## WHAT THE EXERCISE ASKS
Retype the whole listing verbatim and keep the pictures out of it.

## COLLECTED DATA
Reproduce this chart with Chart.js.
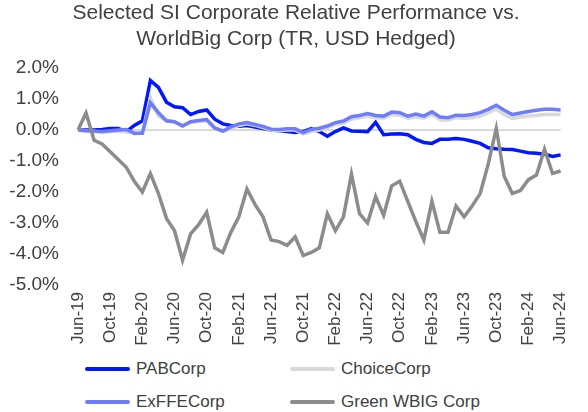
<!DOCTYPE html>
<html>
<head>
<meta charset="utf-8">
<script src="https://cdn.jsdelivr.net/npm/chart.js@4"></script>
<style>
  html, body { margin: 0; padding: 0; background: #ffffff; }
  #wrap { position: relative; width: 588px; height: 412px; }
  #grafico { position: absolute; left: 0; top: 0; }
  #leyenda {
    position: absolute; left: 85px; top: 356px; width: 480px;
    display: grid; grid-template-columns: 205px 260px; row-gap: 8px;
    font-family: "Liberation Sans", Arial, sans-serif; font-size: 17px; color: #404040;
  }
  .item { display: flex; align-items: center; height: 25px; }
  .muestra { width: 45px; height: 4px; margin-right: 6px; border-radius: 2px; }
</style>
</head>
<body>
<div id="wrap">
  <canvas id="grafico" width="588" height="350"></canvas>
  <div id="leyenda"></div>
</div>
<script>
// meses (jun-19 a jun-24)
const meses = [
  'Jun-19','Jul-19','Aug-19','Sep-19','Oct-19','Nov-19','Dec-19','Jan-20','Feb-20','Mar-20',
  'Apr-20','May-20','Jun-20','Jul-20','Aug-20','Sep-20','Oct-20','Nov-20','Dec-20','Jan-21',
  'Feb-21','Mar-21','Apr-21','May-21','Jun-21','Jul-21','Aug-21','Sep-21','Oct-21','Nov-21',
  'Dec-21','Jan-22','Feb-22','Mar-22','Apr-22','May-22','Jun-22','Jul-22','Aug-22','Sep-22',
  'Oct-22','Nov-22','Dec-22','Jan-23','Feb-23','Mar-23','Apr-23','May-23','Jun-23','Jul-23',
  'Aug-23','Sep-23','Oct-23','Nov-23','Dec-23','Jan-24','Feb-24','Mar-24','Apr-24','May-24','Jun-24'
];

const nombres = ['PABCorp', 'ChoiceCorp', 'ExFFECorp', 'Green WBIG Corp'];

// valores en %
const pabCorp = [
  0, 0, 0, 0.02, 0.05, 0.05, -0.05, 0.15, 0.3, 1.6,
  1.38, 0.9, 0.75, 0.72, 0.5, 0.6, 0.65, 0.35, 0.2, 0.15,
  0.12, 0.15, 0.1, 0.05, 0, -0.02, -0.05, -0.08, -0.05, 0.05,
  -0.05, -0.2, -0.05, 0.07, -0.03, -0.04, -0.05, 0.25, -0.15, -0.13,
  -0.12, -0.15, -0.3, -0.4, -0.43, -0.3, -0.3, -0.27, -0.3, -0.36,
  -0.43, -0.57, -0.6, -0.62, -0.63, -0.68, -0.73, -0.75, -0.78, -0.85, -0.8
];
const choiceCorp = [
  0, -0.03, -0.05, -0.08, -0.05, -0.05, -0.05, -0.12, -0.1, 1.05,
  0.45, 0.3, 0.25, 0.15, 0.25, 0.28, 0.3, 0.05, -0.05, 0.05,
  0.15, 0.2, 0.15, 0.08, 0, -0.02, 0, 0, -0.12, -0.05,
  0, 0.08, 0.18, 0.22, 0.35, 0.4, 0.45, 0.4, 0.38, 0.5,
  0.48, 0.38, 0.42, 0.38, 0.5, 0.33, 0.32, 0.4, 0.38, 0.4,
  0.45, 0.55, 0.68, 0.5, 0.37, 0.42, 0.45, 0.47, 0.5, 0.5, 0.5
];
const exFFECorp = [
  0, -0.02, -0.03, -0.05, -0.02, 0, 0.02, -0.1, -0.1, 0.88,
  0.56, 0.3, 0.27, 0.13, 0.27, 0.31, 0.34, 0.07, -0.03, 0.1,
  0.2, 0.24, 0.18, 0.12, 0.03, 0.02, 0.04, 0.04, -0.08, 0.02,
  0.06, 0.13, 0.24, 0.29, 0.43, 0.47, 0.53, 0.47, 0.45, 0.58,
  0.56, 0.45, 0.52, 0.45, 0.59, 0.42, 0.4, 0.48, 0.47, 0.5,
  0.56, 0.67, 0.8, 0.64, 0.5, 0.55, 0.6, 0.64, 0.67, 0.67, 0.65
];
const greenWBIG = [
  0, 0.55, -0.33, -0.45, -0.7, -0.95, -1.2, -1.65, -2.0, -1.4,
  -2.05, -2.85, -3.25, -4.2, -3.35, -3.05, -2.65, -3.8, -3.95, -3.3,
  -2.8, -1.9, -2.4, -2.8, -3.55, -3.6, -3.72, -3.45, -4.05, -3.95,
  -3.8, -2.7, -3.25, -2.8, -1.42, -2.7, -3.0, -2.15, -2.75, -1.8,
  -1.65, -2.3, -2.95, -3.55, -2.3, -3.3, -3.3, -2.45, -2.8, -2.45,
  -2.05, -1.1, 0.05, -1.5, -2.05, -1.95, -1.6, -1.45, -0.62, -1.4, -1.32
];

const colores = ['#0018ff', '#d9d9d9', '#6f7dfa', '#8c8c8c'];
const orden = [3, 2, 1, 0]; // gris encima
const series = [pabCorp, choiceCorp, exFFECorp, greenWBIG];

const fuente = '"Liberation Sans", Arial, sans-serif';
const colorTexto = '#404040';

var ctx = document.getElementById('grafico').getContext('2d');

var chart = new Chart(ctx, {
    type: 'line',
    data: {
        labels: meses,
        datasets: series.map((s, i) => ({
            label: nombres[i],
            data: s,
            borderColor: colores[i],
            backgroundColor: colores[i],
            borderWidth: 3.5,
            pointRadius: 0,
            tension: 0,
            order: orden[i]
        }))
    },
    options: {
        responsive: false,
        animation: false,
        layout: { padding: { left: 4, right: 0, top: 0, bottom: 0 } },
        scales: {
            x: {
                grid: { display: false, drawTicks: false },
                border: { display: false },
                ticks: {
                    autoSkip: false,
                    minRotation: 90,
                    maxRotation: 90,
                    padding: 7,
                    color: colorTexto,
                    font: { family: fuente, size: 17 },
                    callback: function (val, i) {
                        return i % 4 === 0 ? this.getLabelForValue(val) : '';
                    }
                },
                afterFit: function (scale) { scale.height = 65; }
            },
            y: {
                min: -5,
                max: 2,
                border: { display: false },
                grid: {
                    drawTicks: false,
                    lineWidth: 2,
                    color: c => c.tick && c.tick.value === 0 ? '#d9d9d9' : 'rgba(0,0,0,0)'
                },
                ticks: {
                    stepSize: 1,
                    padding: 19,
                    color: colorTexto,
                    font: { family: fuente, size: 19 },
                    callback: v => v.toFixed(1) + '%'
                },
                afterFit: function (scale) { scale.width = 74; }
            },
            // eje vacio a la derecha, solo para dejar margen
            yDer: {
                position: 'right',
                grid: { display: false, drawTicks: false },
                border: { display: false },
                ticks: { display: false },
                afterFit: function (scale) { scale.width = 22; }
            }
        },
        plugins: {
            legend: { display: false },
            tooltip: { enabled: false },
            title: {
                display: true,
                text: ['Selected SI Corporate Relative Performance vs.', 'WorldBig Corp (TR, USD Hedged)'],
                color: colorTexto,
                font: { family: fuente, size: 21, weight: 'normal', lineHeight: 1.24 },
                padding: { top: 0, bottom: 16 }
            }
        }
    }
});

// leyenda en dos columnas
const leyenda = document.getElementById('leyenda');
chart.data.datasets.forEach(ds => {
    const item = document.createElement('div');
    item.className = 'item';
    item.innerHTML = '<span class="muestra" style="background:' + ds.borderColor + '"></span>' + ds.label;
    leyenda.appendChild(item);
});
</script>
</body>
</html>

## EXPECTED OUTPUT
Reproduce this chart with Chart.js.
<!DOCTYPE html>
<html>
<head>
<meta charset="utf-8">
<script src="https://cdn.jsdelivr.net/npm/chart.js@4"></script>
<style>
  html, body { margin: 0; padding: 0; background: #ffffff; }
  #wrap { position: relative; width: 588px; height: 412px; }
  #grafico { position: absolute; left: 0; top: 0; }
  #leyenda {
    position: absolute; left: 85px; top: 356px; width: 480px;
    display: grid; grid-template-columns: 205px 260px; row-gap: 8px;
    font-family: "Liberation Sans", Arial, sans-serif; font-size: 17px; color: #404040;
  }
  .item { display: flex; align-items: center; height: 25px; }
  .muestra { width: 45px; height: 4px; margin-right: 6px; border-radius: 2px; }
</style>
</head>
<body>
<div id="wrap">
  <canvas id="grafico" width="588" height="350"></canvas>
  <div id="leyenda"></div>
</div>
<script>
// meses (jun-19 a jun-24)
const meses = [
  'Jun-19','Jul-19','Aug-19','Sep-19','Oct-19','Nov-19','Dec-19','Jan-20','Feb-20','Mar-20',
  'Apr-20','May-20','Jun-20','Jul-20','Aug-20','Sep-20','Oct-20','Nov-20','Dec-20','Jan-21',
  'Feb-21','Mar-21','Apr-21','May-21','Jun-21','Jul-21','Aug-21','Sep-21','Oct-21','Nov-21',
  'Dec-21','Jan-22','Feb-22','Mar-22','Apr-22','May-22','Jun-22','Jul-22','Aug-22','Sep-22',
  'Oct-22','Nov-22','Dec-22','Jan-23','Feb-23','Mar-23','Apr-23','May-23','Jun-23','Jul-23',
  'Aug-23','Sep-23','Oct-23','Nov-23','Dec-23','Jan-24','Feb-24','Mar-24','Apr-24','May-24','Jun-24'
];

const nombres = ['PABCorp', 'ChoiceCorp', 'ExFFECorp', 'Green WBIG Corp'];

// valores en %
const pabCorp = [
  0, 0, 0, 0.02, 0.05, 0.05, -0.05, 0.15, 0.3, 1.6,
  1.38, 0.9, 0.75, 0.72, 0.5, 0.6, 0.65, 0.35, 0.2, 0.15,
  0.12, 0.15, 0.1, 0.05, 0, -0.02, -0.05, -0.08, -0.05, 0.05,
  -0.05, -0.2, -0.05, 0.07, -0.03, -0.04, -0.05, 0.25, -0.15, -0.13,
  -0.12, -0.15, -0.3, -0.4, -0.43, -0.3, -0.3, -0.27, -0.3, -0.36,
  -0.43, -0.57, -0.6, -0.62, -0.63, -0.68, -0.73, -0.75, -0.78, -0.85, -0.8
];
const choiceCorp = [
  0, -0.03, -0.05, -0.08, -0.05, -0.05, -0.05, -0.12, -0.1, 1.05,
  0.45, 0.3, 0.25, 0.15, 0.25, 0.28, 0.3, 0.05, -0.05, 0.05,
  0.15, 0.2, 0.15, 0.08, 0, -0.02, 0, 0, -0.12, -0.05,
  0, 0.08, 0.18, 0.22, 0.35, 0.4, 0.45, 0.4, 0.38, 0.5,
  0.48, 0.38, 0.42, 0.38, 0.5, 0.33, 0.32, 0.4, 0.38, 0.4,
  0.45, 0.55, 0.68, 0.5, 0.37, 0.42, 0.45, 0.47, 0.5, 0.5, 0.5
];
const exFFECorp = [
  0, -0.02, -0.03, -0.05, -0.02, 0, 0.02, -0.1, -0.1, 0.88,
  0.56, 0.3, 0.27, 0.13, 0.27, 0.31, 0.34, 0.07, -0.03, 0.1,
  0.2, 0.24, 0.18, 0.12, 0.03, 0.02, 0.04, 0.04, -0.08, 0.02,
  0.06, 0.13, 0.24, 0.29, 0.43, 0.47, 0.53, 0.47, 0.45, 0.58,
  0.56, 0.45, 0.52, 0.45, 0.59, 0.42, 0.4, 0.48, 0.47, 0.5,
  0.56, 0.67, 0.8, 0.64, 0.5, 0.55, 0.6, 0.64, 0.67, 0.67, 0.65
];
const greenWBIG = [
  0, 0.55, -0.33, -0.45, -0.7, -0.95, -1.2, -1.65, -2.0, -1.4,
  -2.05, -2.85, -3.25, -4.2, -3.35, -3.05, -2.65, -3.8, -3.95, -3.3,
  -2.8, -1.9, -2.4, -2.8, -3.55, -3.6, -3.72, -3.45, -4.05, -3.95,
  -3.8, -2.7, -3.25, -2.8, -1.42, -2.7, -3.0, -2.15, -2.75, -1.8,
  -1.65, -2.3, -2.95, -3.55, -2.3, -3.3, -3.3, -2.45, -2.8, -2.45,
  -2.05, -1.1, 0.05, -1.5, -2.05, -1.95, -1.6, -1.45, -0.62, -1.4, -1.32
];

const colores = ['#0018ff', '#d9d9d9', '#6f7dfa', '#8c8c8c'];
const orden = [3, 2, 1, 0]; // gris encima
const series = [pabCorp, choiceCorp, exFFECorp, greenWBIG];

const fuente = '"Liberation Sans", Arial, sans-serif';
const colorTexto = '#404040';

var ctx = document.getElementById('grafico').getContext('2d');

var chart = new Chart(ctx, {
    type: 'line',
    data: {
        labels: meses,
        datasets: series.map((s, i) => ({
            label: nombres[i],
            data: s,
            borderColor: colores[i],
            backgroundColor: colores[i],
            borderWidth: 3.5,
            pointRadius: 0,
            tension: 0,
            order: orden[i]
        }))
    },
    options: {
        responsive: false,
        animation: false,
        layout: { padding: { left: 4, right: 0, top: 0, bottom: 0 } },
        scales: {
            x: {
                grid: { display: false, drawTicks: false },
                border: { display: false },
                ticks: {
                    autoSkip: false,
                    minRotation: 90,
                    maxRotation: 90,
                    padding: 7,
                    color: colorTexto,
                    font: { family: fuente, size: 17 },
                    callback: function (val, i) {
                        return i % 4 === 0 ? this.getLabelForValue(val) : '';
                    }
                },
                afterFit: function (scale) { scale.height = 65; }
            },
            y: {
                min: -5,
                max: 2,
                border: { display: false },
                grid: {
                    drawTicks: false,
                    lineWidth: 2,
                    color: c => c.tick && c.tick.value === 0 ? '#d9d9d9' : 'rgba(0,0,0,0)'
                },
                ticks: {
                    stepSize: 1,
                    padding: 19,
                    color: colorTexto,
                    font: { family: fuente, size: 19 },
                    callback: v => v.toFixed(1) + '%'
                },
                afterFit: function (scale) { scale.width = 74; }
            },
            // eje vacio a la derecha, solo para dejar margen
            yDer: {
                position: 'right',
                grid: { display: false, drawTicks: false },
                border: { display: false },
                ticks: { display: false },
                afterFit: function (scale) { scale.width = 22; }
            }
        },
        plugins: {
            legend: { display: false },
            tooltip: { enabled: false },
            title: {
                display: true,
                text: ['Selected SI Corporate Relative Performance vs.', 'WorldBig Corp (TR, USD Hedged)'],
                color: colorTexto,
                font: { family: fuente, size: 21, weight: 'normal', lineHeight: 1.24 },
                padding: { top: 0, bottom: 16 }
            }
        }
    }
});

// leyenda en dos columnas
const leyenda = document.getElementById('leyenda');
chart.data.datasets.forEach(ds => {
    const item = document.createElement('div');
    item.className = 'item';
    item.innerHTML = '<span class="muestra" style="background:' + ds.borderColor + '"></span>' + ds.label;
    leyenda.appendChild(item);
});
</script>
</body>
</html>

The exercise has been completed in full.